Can a handful of ancient African coins, discovered almost 70 years ago by a lone soldier on a remote island, rewrite history?
A weathered, hand-drawn map, with an "X" marking the spot on the Australian island where the African coins were discovered, might help an international team of researchers, who will travel to the island this summer, answer that question.
The story begins over a thousand years ago, when the city of Kilwa was the richest trading center on the eastern coast of Africa.
A bustling harbor, a glittering mosque decorated with Chinese porcelain and the Husuni Kubwa palace (famed for its octagonal swimming pool) made Kilwa a premier destination for wealthy merchants, who traded African gold and ivorty for spices and perfume from the Far East.
A dazzling era ends
But the city's eminence ended when Portuguese traders, intent on controlling commerce throughout the Indian Ocean, sacked the port in the 16th century.

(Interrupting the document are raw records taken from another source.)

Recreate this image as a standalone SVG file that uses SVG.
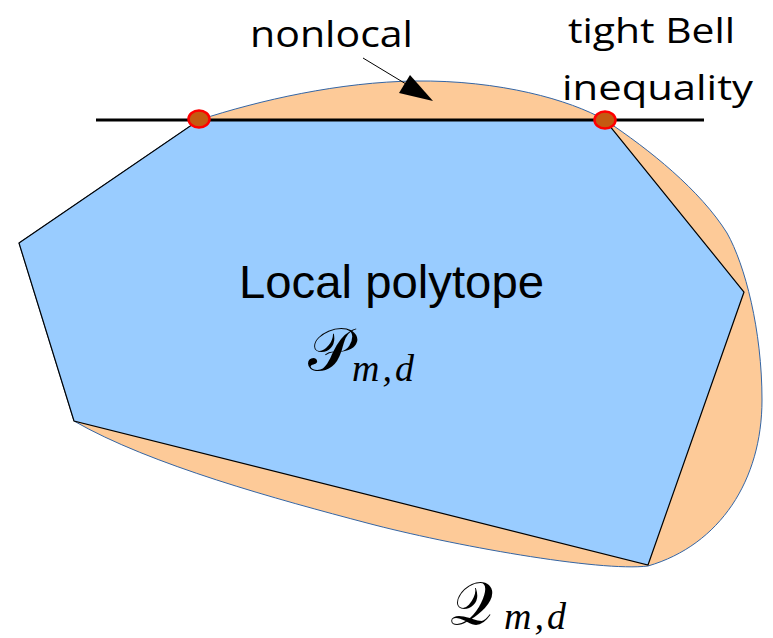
<svg xmlns="http://www.w3.org/2000/svg" width="773" height="638" viewBox="0 0 773 638">
<style>
.lbl{font-family:"Open Sans","Liberation Sans",sans-serif;fill:#000}
.arial{font-family:"Liberation Sans",Arial,sans-serif;fill:#000}
.math{font-family:"DejaVu Serif","Liberation Serif",serif;fill:#000}
.sub{font-family:"Liberation Serif","DejaVu Serif",serif;font-style:italic;fill:#000}
.dot{fill:#C55A11;stroke:#FF0000;stroke-width:2.5}
</style>
<rect width="773" height="638" fill="#fff"/>
<g id="quantum-set">
<path d="M199,120 C260,100 340,82 415,81 C500,80 570,100 605,120 C650,150 700,190 727,233 C745,265 762,330 762,400 C762,480 720,545 648,566 C600,572 450,545 367,523 C280,500 150,465 74,421 L19,243 Z" fill="#FDCA98" stroke="#3465A4" stroke-width="1"/>
</g>
<g id="local-polytope">
<polygon points="199,120 605,120 744,292 648,565 74,421 19,243" fill="#99CCFF" stroke="#000" stroke-width="1.2" stroke-linejoin="miter"/>
</g>
<g id="bell-line">
<line x1="96" y1="120" x2="704" y2="120" stroke="#000" stroke-width="3"/>
</g>
<g id="dot-left"><ellipse class="dot" cx="199" cy="119" rx="10.5" ry="8.5"/></g>
<g id="dot-right"><ellipse class="dot" cx="605" cy="120" rx="10.5" ry="8.5"/></g>
<g id="connectors">
<line x1="363" y1="58" x2="406" y2="84" stroke="#000" stroke-width="1"/>
<polygon points="433,101 410,75 399,93" fill="#000"/>
</g>
<g id="label-nonlocal"><text class="lbl" x="250" y="47" font-size="37" textLength="163" lengthAdjust="spacingAndGlyphs">nonlocal</text></g>
<g id="label-tight"><text class="lbl" x="568" y="43" font-size="35" textLength="167" lengthAdjust="spacingAndGlyphs">tight Bell</text>
<text class="lbl" x="562" y="100" font-size="35" textLength="191" lengthAdjust="spacingAndGlyphs">inequality</text></g>
<g id="label-local"><text class="arial" x="239" y="298" font-size="46" textLength="305" lengthAdjust="spacingAndGlyphs">Local polytope</text></g>
<g id="label-P"><text class="math" x="308" y="370" font-size="60">𝒫</text><text class="sub" x="352" y="381" font-size="38" letter-spacing="3">m,d</text></g>
<g id="label-Q"><text class="math" x="450" y="624" font-size="60">𝒬</text><text class="sub" x="504" y="629" font-size="38" letter-spacing="3">m,d</text></g>
</svg>
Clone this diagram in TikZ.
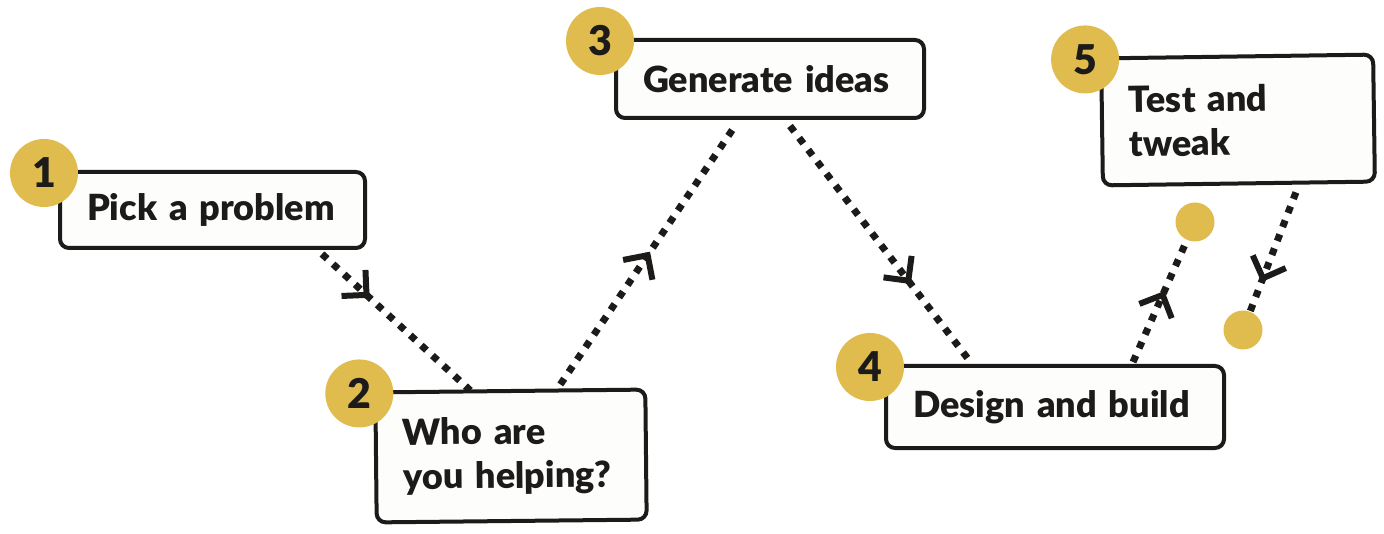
\documentclass[tikz,border=0pt]{standalone}
\usepackage{fontspec}
\setmainfont{Lato}[BoldFont={Lato Black}]
\usetikzlibrary{calc,backgrounds}
\definecolor{cGold}{HTML}{E0BC4E}
\definecolor{cInk}{HTML}{1C1B1A}
\definecolor{cPaper}{HTML}{FDFDFB}
\tikzset{
  font=\bfseries\fontsize{36}{44}\selectfont,
  stage/.style={draw=cInk, fill=cPaper, line width=4pt, rounded corners=9pt,
                align=left, inner xsep=27pt, inner ysep=0pt, text=cInk},
  badge/.style={circle, fill=cGold, minimum size=68pt, inner sep=0pt, text=cInk,
                font=\bfseries\fontsize{41}{41}\selectfont},
  spot/.style={circle, fill=cGold, minimum size=39pt, inner sep=0pt},
  flow/.style={draw=cInk, line width=7pt, dash pattern=on 7pt off 8pt},
  chevron/.style={draw=cInk, solid, line width=6pt, line join=miter, line cap=butt},
}
% open chevron on the way from #1 to #2, its tip at fraction #3
\newcommand\chev[3]{%
  \draw[chevron] ($($(#1)!#3!(#2)$)!25pt!45:(#1)$) -- ($(#1)!#3!(#2)$)
                 -- ($($(#1)!#3!(#2)$)!25pt!-45:(#1)$);}

\begin{document}
\begin{tikzpicture}[x=1pt, y=-1pt]
\useasboundingbox (0,0) rectangle (1384,534);

% ------------------------------------------------------------------ stages
\node[stage, anchor=north west, text width=251pt, minimum height=76pt] (pick) at (58,170) {Pick a problem};
\node[stage, text width=216pt, minimum height=130pt, rotate=0.6] (who) at (511,456) {Who are\\you helping?};
\node[stage, anchor=north west, text width=254pt, minimum height=78pt] (ideas) at (614,38) {Generate ideas};
\node[stage, anchor=north west, text width=284pt, minimum height=82pt] (build) at (884,364) {Design and build};
\node[stage, text width=218pt, minimum height=127pt, rotate=0.8] (tweak) at (1238,120) {Test and\\tweak};

% numbers on the corners
\node[badge] (n1) at ([xshift=-14pt, yshift=-3pt]pick.north west)  {1};
\node[badge] (n2) at ([xshift=-14pt, yshift=-3pt]who.north west)   {2};
\node[badge] (n3) at ([xshift=-14pt, yshift=-3pt]ideas.north west) {3};
\node[badge] (n4) at ([xshift=-14pt, yshift=-3pt]build.north west) {4};
\node[badge] (n5) at ([xshift=-14pt, yshift=-3pt]tweak.north west) {5};

% loose ends of the test loop
\node[spot] (dotA) at (1195,222) {};
\node[spot] (dotB) at (1243,330) {};

% ------------------------------------------------------------------ connectors
\coordinate (a1) at ([xshift=-45pt, yshift=-4pt]pick.south east);
\coordinate (a2) at ([xshift=97pt]who.north west);
\coordinate (b1) at ([xshift=187pt, yshift=6pt]who.north west);
\coordinate (b2) at ([xshift=121pt, yshift=-6pt]ideas.south west);
\coordinate (c1) at ([xshift=176pt, yshift=-6pt]ideas.south west);
\coordinate (c2) at ([xshift=88pt]build.north west);
\coordinate (d1) at ([xshift=249pt, yshift=2pt]build.north west);
\coordinate (d2) at (dotA.246);
\coordinate (e1) at ([xshift=195pt, yshift=-5pt]tweak.south west);
\coordinate (e2) at (dotB.69);

\begin{scope}[on background layer]
  \draw[flow] (a1) -- (a2);  \chev{a1}{a2}{0.3}
  \draw[flow] (b1) -- (b2);  \chev{b1}{b2}{0.5}
  \draw[flow] (c1) -- (c2);  \chev{c1}{c2}{0.65}
  \draw[flow] (d1) -- (d2);  \chev{d1}{d2}{0.55}
  \draw[flow] (e1) -- (e2);  \chev{e1}{e2}{0.72}
\end{scope}

\end{tikzpicture}
\end{document}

"The Portuguese destroyed Kilwa in the 1500s, burnt it to the ground and looted everything," Ian McIntosh, a professor of anthropology at Indiana University-Purdue University Indianapolis (IUPUI), told Australian broadcaster ABC.
The deserted, crumbling ruins of Kilwa — now a UNESCO World Heritage site located near Zanzibar in modern-day Tanzania — are all that remains of the city's former splendor.
A handful of coins
Centuries later and thousands of miles away, an Australian soldier named Maurie Isenberg was operating a World War II radar station on one of the uninhabited Wessel Islands off Australia's northern shore, CNN reports.
One day, during his off-hours, Isenberg went fishing down at the remote island's beach, where he discovered a few old, copper coins with exotic markings embedded in the sand. Isenberg tossed the coins in a tin container, where they stayed for decades.
But before he forgot about his discovery, on a map of the island hand-drawn by a fellow soldier, Isenberg drew an "X" showing where he found the coins.
In 1979, Isenberg sent the coins off for appraisal. He was astonished to discover their origin: Four of the coins were from the Dutch East India Company -- a trading company founded by the Dutch in the early 17th century -- and one of those coins dated from the late 1600s, according to CNN.
But five of the coins were minted in Kilwa and are believed to be about 1,100 to 1,200 years old (from about A.D. 900), ABC reports.
"It's a very fascinating discovery," McIntosh told CNN. "Kilwa coins have only ever been found outside of the Kilwa region on two occasions.
"A single coin was found in … Zimbabwe, and one coin was found in the Arabian Peninsula, in what is now Oman, but nowhere else," McIntosh said. "And yet, here is this handful of them in northern Australia — this is the astonishing thing."
Will 5 coins rewrite history?
The Eurocentric view of history holds that Australia, populated by Aboriginal settlers for some 60,000 years, was "discovered" by European explorers in 1606.
But since the discovery of the ancient coins, which came to the attention of McIntosh before Isenberg died in 1991, that history may need to be rewritten. McIntosh also has the old map showing where the coins were discovered.
This July, McIntosh will carry that map back to the Wessel Islands, where he's leading an international team of researchers intent on solving the mystery of how the coins found their way to a remote beach in Australia.
"We have five separate hypotheses we're looking to test about how these coins got there — each one quite different from the other," McIntosh told CNN.
Some speculate that the Portuguese sailed along Australia's northern shores much earlier than was previously known. Another hypothesis suggests that African sailors from Kilwa were hired by merchants from the Far East to navigate the seas of China.
"Once you shift from the Eurocentric focus -- and this is how it could change Australian history -- you start seeing north Australia as part of this ancient trading network which links southern Africa, Arabian Persia, India, the Spice Islands and China," McIntosh told ABC.